The report showed the quality and consistency of national and regional banking supervisors' monitoring of such activities varied greatly, the fund said.

IMF executive directors "encouraged all assessor bodies to strengthen internal review procedures."

The IMF said a large majority of reports were of high or medium quality and IMF directors asked staff to keep providing technical assistance to banking supervisors to help improve their capacity to produce quality assessments.

"Directors expressed concern over the poorer quality of reports prepared by some other assessor bodies and the variability in quality across reports generally," it added.

Most directors agreed that reports by assessor agencies of IMF member countries should be reviewed in five years.
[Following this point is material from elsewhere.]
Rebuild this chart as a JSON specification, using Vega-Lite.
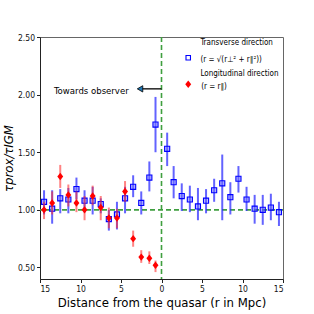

The report comes about a week after the U.S. Treasury acknowledged a secret program to uncover terror activity by tracking financial records of a Brussels-based consortium, the Society for Worldwide Interbank Financial Telecommunications, or SWIFT, a messaging system which is owned or controlled by nearly 8,000 commercial banks in 20 countries.

The Washington-based multilateral lender, which has 184 member countries, said it endorsed efforts to improve the quality and consistency of reports by all monitoring agencies.

The world's top financial regulator and standard setter, the Basel Committee on Banking Supervision, issued proposals in April to strengthen its global scorecard for banking supervisors, emphasizing the fight against terror finance.

It sought public comment before issuing a final version of those principles which would be used by the IMF and World Bank to rate the effectiveness of national banking supervisors.